→ **DIRECTIONS**
Pull every line containing "draw" from the entries.

→ **SUPPLIED DATA**
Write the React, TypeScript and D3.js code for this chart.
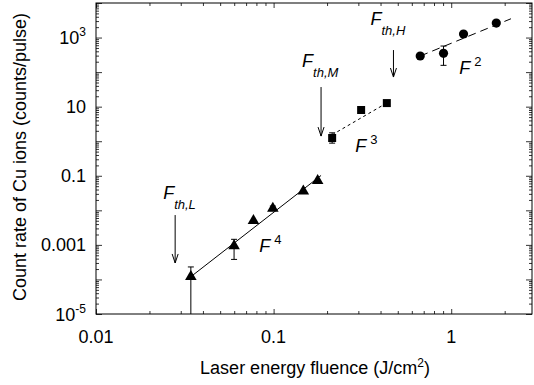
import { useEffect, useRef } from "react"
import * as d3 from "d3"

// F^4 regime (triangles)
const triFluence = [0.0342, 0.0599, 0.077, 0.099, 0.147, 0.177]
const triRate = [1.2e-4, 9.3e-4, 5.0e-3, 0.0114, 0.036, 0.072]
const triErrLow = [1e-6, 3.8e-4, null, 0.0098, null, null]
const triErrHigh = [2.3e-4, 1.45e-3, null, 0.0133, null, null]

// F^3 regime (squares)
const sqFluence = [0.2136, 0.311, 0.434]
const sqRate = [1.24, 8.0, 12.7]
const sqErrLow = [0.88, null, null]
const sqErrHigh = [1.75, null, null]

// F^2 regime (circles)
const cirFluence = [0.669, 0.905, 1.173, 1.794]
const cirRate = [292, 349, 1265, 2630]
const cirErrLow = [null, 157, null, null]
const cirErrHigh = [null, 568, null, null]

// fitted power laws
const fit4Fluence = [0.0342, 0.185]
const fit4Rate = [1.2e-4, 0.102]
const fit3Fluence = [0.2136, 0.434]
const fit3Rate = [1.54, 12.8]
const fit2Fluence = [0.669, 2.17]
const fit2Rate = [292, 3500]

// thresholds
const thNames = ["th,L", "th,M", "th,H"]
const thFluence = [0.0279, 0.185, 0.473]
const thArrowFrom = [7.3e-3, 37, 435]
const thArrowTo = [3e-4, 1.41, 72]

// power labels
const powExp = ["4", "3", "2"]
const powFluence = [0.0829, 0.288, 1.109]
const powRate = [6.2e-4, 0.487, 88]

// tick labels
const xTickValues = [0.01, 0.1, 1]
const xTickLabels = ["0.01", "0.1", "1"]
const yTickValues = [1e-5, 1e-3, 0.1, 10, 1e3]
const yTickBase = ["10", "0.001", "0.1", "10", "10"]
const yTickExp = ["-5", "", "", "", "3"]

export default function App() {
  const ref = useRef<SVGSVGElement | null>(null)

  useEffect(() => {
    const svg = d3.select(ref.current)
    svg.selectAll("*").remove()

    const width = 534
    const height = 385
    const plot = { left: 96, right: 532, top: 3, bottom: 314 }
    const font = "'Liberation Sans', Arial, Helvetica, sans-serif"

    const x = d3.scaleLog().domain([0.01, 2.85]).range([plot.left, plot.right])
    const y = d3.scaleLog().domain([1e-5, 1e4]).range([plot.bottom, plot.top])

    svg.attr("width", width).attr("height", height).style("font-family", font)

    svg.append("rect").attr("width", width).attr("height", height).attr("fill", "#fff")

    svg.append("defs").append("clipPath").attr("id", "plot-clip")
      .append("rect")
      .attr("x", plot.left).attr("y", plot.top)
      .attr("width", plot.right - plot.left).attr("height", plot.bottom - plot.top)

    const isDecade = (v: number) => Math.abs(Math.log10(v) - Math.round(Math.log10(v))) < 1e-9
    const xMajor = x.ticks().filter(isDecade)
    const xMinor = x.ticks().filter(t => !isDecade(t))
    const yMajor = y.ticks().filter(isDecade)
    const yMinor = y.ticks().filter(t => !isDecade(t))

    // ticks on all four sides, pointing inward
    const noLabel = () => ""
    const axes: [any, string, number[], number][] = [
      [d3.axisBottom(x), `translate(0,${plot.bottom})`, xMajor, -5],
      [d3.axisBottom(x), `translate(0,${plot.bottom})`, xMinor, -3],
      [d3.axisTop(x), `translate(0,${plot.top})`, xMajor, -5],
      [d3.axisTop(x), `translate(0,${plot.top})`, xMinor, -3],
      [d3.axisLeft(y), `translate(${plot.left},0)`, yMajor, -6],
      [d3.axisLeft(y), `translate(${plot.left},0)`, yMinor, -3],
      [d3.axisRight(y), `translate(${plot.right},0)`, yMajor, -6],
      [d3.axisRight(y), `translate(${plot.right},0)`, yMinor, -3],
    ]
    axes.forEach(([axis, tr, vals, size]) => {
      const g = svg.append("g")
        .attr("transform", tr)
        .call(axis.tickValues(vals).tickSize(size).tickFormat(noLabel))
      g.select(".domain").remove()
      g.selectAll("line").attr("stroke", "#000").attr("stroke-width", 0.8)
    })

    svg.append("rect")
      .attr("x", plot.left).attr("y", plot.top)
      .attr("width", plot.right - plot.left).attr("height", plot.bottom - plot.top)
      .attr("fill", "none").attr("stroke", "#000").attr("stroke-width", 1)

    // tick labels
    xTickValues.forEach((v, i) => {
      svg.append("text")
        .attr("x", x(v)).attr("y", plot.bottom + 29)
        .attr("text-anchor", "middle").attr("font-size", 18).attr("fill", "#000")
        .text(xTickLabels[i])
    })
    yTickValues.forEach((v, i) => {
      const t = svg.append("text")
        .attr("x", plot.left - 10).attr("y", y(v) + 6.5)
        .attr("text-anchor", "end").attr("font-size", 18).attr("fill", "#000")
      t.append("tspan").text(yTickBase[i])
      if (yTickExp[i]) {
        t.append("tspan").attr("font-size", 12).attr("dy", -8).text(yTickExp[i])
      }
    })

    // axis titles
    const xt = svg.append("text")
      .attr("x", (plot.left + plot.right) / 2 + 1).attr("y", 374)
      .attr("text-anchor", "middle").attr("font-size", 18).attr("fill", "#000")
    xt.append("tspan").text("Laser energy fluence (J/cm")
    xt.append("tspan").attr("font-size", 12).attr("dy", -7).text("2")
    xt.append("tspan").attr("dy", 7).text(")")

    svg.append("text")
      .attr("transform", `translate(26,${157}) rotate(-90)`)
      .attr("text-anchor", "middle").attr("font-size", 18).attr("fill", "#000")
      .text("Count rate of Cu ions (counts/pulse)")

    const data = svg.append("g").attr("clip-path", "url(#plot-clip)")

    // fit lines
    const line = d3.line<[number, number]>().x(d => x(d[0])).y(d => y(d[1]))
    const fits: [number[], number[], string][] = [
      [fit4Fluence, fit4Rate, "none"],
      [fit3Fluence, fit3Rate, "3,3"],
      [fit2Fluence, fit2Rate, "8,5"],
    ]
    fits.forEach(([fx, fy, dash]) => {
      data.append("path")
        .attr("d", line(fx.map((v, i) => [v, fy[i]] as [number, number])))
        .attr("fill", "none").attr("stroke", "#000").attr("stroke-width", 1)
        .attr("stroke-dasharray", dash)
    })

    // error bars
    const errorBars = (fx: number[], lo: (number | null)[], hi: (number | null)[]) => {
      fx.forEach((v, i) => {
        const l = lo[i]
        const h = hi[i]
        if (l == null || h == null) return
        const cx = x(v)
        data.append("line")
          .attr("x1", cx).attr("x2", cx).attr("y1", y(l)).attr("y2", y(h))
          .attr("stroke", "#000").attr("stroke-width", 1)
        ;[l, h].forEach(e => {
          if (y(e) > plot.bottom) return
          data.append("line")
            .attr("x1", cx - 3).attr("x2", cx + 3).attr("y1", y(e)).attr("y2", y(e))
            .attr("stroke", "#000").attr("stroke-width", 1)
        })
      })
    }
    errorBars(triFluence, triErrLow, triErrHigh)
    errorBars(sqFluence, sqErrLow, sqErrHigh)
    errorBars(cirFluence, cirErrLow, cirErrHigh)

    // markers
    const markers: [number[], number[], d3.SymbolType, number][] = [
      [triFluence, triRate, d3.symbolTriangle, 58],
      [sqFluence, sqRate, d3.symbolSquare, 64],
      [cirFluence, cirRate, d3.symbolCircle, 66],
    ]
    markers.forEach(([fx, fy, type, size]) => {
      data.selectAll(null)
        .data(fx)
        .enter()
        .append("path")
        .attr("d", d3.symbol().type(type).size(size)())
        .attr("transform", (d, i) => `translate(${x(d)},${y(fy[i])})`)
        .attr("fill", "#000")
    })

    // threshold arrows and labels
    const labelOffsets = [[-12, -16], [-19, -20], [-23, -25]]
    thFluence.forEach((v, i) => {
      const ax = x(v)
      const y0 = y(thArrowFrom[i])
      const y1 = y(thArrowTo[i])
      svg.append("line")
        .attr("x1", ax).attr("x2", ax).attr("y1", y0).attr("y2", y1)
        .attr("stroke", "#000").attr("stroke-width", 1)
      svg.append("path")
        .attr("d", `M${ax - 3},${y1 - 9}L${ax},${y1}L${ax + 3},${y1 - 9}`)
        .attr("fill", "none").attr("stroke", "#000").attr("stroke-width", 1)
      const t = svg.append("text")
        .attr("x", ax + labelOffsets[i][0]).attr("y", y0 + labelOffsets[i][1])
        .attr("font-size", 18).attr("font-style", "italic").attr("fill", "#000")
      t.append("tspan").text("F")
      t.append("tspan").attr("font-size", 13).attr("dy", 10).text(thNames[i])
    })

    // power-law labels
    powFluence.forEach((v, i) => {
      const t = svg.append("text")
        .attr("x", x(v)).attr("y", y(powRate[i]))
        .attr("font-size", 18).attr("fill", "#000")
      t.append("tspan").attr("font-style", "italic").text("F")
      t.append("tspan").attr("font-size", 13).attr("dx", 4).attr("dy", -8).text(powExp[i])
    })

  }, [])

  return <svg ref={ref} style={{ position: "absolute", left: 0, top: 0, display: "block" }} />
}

* * *

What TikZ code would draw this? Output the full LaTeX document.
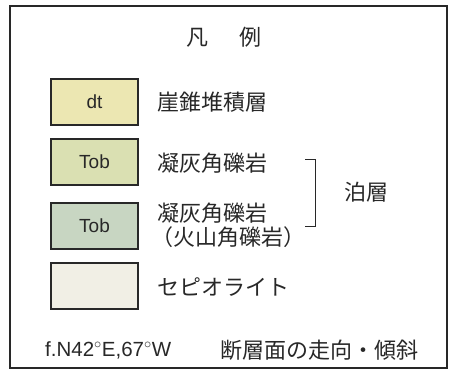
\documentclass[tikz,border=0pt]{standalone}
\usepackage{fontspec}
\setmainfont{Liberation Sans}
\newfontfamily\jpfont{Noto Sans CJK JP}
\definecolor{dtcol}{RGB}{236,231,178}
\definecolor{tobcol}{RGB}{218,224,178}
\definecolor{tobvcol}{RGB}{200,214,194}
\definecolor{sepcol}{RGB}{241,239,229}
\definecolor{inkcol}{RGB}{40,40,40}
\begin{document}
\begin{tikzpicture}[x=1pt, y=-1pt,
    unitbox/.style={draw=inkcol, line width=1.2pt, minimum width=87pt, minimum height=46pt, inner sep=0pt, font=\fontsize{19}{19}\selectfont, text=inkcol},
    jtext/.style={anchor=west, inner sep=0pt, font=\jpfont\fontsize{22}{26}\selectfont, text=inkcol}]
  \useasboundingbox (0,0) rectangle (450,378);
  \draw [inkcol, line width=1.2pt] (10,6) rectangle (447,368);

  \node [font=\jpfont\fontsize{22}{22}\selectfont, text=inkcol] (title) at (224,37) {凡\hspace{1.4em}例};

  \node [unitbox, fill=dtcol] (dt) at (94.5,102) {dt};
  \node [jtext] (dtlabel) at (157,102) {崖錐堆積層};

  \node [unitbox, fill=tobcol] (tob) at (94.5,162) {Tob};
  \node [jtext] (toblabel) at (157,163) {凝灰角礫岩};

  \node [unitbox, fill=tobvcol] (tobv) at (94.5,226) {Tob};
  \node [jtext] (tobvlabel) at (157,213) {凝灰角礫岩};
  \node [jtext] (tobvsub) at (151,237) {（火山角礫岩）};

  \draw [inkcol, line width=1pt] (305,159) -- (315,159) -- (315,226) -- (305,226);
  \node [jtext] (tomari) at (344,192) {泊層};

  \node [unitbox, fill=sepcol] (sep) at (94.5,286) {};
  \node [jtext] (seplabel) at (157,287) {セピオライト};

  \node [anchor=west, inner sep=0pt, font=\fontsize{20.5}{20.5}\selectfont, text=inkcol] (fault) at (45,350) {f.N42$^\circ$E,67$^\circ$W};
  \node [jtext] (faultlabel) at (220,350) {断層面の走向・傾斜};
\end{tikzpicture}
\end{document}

* * *

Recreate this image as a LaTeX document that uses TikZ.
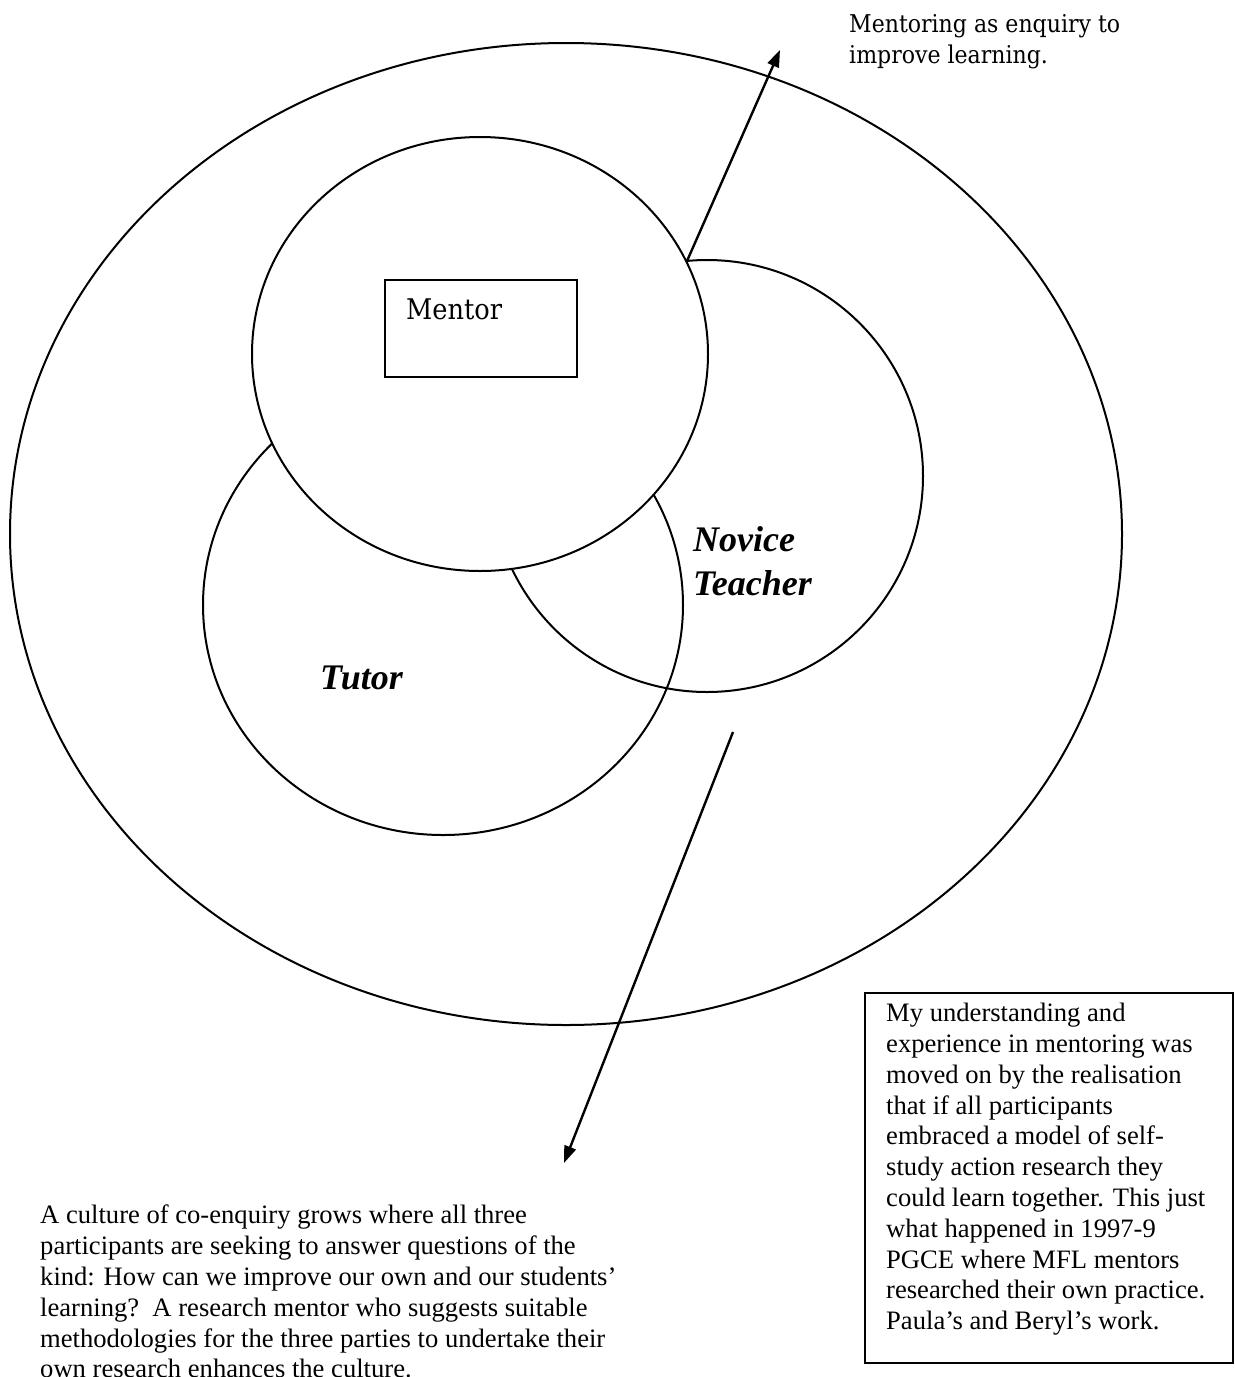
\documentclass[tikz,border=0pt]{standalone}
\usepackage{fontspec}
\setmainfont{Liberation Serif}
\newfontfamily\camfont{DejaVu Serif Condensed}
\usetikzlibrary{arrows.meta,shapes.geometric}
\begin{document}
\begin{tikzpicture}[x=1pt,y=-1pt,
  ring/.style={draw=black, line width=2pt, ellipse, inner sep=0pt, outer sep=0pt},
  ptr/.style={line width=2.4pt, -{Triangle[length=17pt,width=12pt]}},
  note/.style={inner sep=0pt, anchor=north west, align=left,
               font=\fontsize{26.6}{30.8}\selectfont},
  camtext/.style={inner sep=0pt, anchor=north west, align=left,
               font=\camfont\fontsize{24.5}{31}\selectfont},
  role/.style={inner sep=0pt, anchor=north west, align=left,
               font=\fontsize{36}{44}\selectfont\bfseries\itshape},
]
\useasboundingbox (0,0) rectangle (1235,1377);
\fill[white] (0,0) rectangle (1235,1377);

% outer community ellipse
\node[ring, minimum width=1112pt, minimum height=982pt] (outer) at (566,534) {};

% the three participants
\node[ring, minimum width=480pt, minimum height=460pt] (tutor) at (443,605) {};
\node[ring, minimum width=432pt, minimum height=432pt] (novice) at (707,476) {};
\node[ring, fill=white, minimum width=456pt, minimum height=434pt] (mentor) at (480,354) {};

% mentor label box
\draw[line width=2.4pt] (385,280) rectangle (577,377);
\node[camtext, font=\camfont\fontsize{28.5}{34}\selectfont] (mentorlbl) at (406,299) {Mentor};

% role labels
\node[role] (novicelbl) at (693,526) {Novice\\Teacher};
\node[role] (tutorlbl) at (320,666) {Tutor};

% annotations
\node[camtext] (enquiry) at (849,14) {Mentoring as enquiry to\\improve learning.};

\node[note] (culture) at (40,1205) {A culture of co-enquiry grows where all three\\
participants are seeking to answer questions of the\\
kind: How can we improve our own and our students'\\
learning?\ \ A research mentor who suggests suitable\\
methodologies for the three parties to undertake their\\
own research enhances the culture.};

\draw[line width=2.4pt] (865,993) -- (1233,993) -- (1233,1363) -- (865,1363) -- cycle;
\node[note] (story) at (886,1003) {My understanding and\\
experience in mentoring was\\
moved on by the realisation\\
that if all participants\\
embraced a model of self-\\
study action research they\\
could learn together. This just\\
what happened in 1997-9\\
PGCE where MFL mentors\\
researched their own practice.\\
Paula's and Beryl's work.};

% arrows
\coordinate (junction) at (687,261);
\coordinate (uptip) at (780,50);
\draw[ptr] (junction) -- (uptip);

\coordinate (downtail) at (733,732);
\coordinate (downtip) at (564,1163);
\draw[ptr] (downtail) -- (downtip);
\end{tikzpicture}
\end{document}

→ **TASK RESULT**
What TikZ code would draw this? Output the full LaTeX document.
    unitbox/.style={draw=inkcol, line width=1.2pt, minimum width=87pt, minimum height=46pt, inner sep=0pt, font=\fontsize{19}{19}\selectfont, text=inkcol},
  \draw [inkcol, line width=1.2pt] (10,6) rectangle (447,368);
  \draw [inkcol, line width=1pt] (305,159) -- (315,159) -- (315,226) -- (305,226);
  ring/.style={draw=black, line width=2pt, ellipse, inner sep=0pt, outer sep=0pt},
\draw[line width=2.4pt] (385,280) rectangle (577,377);
\draw[line width=2.4pt] (865,993) -- (1233,993) -- (1233,1363) -- (865,1363) -- cycle;
\draw[ptr] (junction) -- (uptip);
\draw[ptr] (downtail) -- (downtip);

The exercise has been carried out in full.